§ SUPPLIED INFORMATION
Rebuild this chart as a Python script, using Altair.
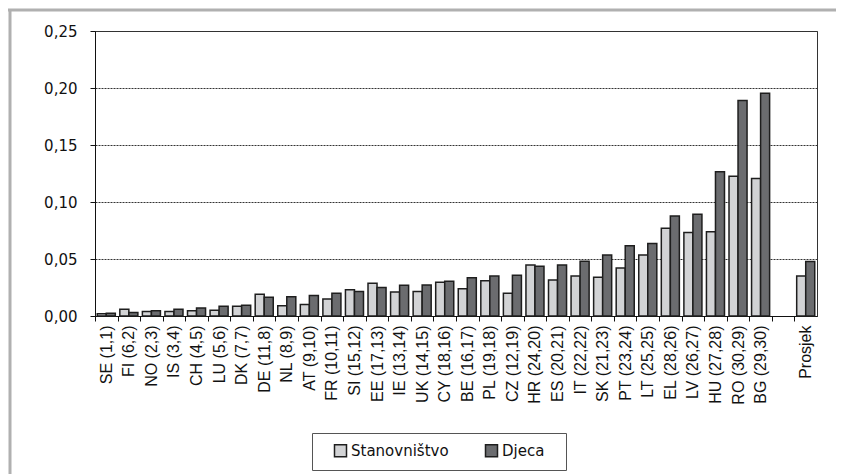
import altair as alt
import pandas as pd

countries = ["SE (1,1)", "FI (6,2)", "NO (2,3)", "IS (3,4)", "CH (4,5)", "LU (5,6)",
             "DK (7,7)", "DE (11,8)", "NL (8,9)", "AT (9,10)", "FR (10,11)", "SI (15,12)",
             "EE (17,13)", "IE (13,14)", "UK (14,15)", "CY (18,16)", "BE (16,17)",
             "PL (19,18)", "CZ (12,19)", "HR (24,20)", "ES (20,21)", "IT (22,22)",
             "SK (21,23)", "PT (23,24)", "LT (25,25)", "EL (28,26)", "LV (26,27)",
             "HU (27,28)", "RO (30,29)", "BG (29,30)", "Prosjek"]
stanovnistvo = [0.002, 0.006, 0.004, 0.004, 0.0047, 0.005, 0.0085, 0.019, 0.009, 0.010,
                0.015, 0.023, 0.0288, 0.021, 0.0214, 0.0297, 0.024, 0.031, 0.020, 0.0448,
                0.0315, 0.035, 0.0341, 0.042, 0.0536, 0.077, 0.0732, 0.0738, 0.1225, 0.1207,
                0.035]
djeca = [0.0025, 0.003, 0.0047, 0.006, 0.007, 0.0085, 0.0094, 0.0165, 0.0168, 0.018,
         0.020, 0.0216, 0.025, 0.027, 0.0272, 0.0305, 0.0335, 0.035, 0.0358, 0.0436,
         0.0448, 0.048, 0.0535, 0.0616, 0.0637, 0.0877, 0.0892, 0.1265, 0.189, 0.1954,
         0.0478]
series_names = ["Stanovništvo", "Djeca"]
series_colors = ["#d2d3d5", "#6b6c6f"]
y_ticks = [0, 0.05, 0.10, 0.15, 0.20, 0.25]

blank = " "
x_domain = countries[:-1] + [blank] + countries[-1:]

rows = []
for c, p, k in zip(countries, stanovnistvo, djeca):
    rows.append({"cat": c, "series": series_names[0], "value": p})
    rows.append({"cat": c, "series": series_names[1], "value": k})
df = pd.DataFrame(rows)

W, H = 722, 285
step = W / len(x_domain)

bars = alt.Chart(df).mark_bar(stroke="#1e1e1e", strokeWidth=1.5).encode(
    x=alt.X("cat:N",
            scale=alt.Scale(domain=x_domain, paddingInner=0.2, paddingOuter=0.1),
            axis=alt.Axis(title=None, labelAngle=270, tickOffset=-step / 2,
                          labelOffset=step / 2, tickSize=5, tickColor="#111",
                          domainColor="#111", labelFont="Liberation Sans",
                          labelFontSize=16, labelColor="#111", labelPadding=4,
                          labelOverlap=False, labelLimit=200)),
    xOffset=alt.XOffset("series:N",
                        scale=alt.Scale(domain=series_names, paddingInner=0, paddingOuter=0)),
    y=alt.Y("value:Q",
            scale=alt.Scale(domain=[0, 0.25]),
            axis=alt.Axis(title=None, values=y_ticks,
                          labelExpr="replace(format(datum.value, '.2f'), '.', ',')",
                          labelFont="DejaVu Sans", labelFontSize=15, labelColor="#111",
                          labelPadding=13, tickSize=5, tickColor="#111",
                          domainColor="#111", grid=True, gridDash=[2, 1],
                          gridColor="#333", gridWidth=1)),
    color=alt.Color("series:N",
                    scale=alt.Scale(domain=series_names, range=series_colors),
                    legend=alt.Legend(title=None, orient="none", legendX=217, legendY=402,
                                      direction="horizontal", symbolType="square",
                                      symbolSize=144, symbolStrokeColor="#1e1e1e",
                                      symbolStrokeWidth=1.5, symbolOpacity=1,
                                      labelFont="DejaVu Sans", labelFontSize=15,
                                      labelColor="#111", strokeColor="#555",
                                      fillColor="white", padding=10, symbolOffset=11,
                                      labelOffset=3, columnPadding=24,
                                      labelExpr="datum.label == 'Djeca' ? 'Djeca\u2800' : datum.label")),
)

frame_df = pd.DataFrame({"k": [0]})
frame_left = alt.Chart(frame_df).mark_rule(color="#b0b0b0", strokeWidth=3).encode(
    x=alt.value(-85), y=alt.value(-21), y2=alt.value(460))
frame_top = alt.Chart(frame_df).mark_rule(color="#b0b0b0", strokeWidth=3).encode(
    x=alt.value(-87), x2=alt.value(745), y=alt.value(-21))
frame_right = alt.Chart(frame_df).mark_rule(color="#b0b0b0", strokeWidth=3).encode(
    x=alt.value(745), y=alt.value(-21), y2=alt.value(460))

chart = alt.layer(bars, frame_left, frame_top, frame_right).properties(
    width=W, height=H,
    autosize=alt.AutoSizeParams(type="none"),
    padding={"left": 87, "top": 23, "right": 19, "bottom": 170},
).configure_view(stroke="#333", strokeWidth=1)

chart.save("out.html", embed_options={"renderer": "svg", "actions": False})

§ DO THIS
Repeat the listing above from its first line through the line that contains "import pandas as pd", both included, and nothing more. Drop the pictures.

§ ANSWER TO THE TASK
Rebuild this chart as a Python script, using Altair.
import altair as alt
import pandas as pd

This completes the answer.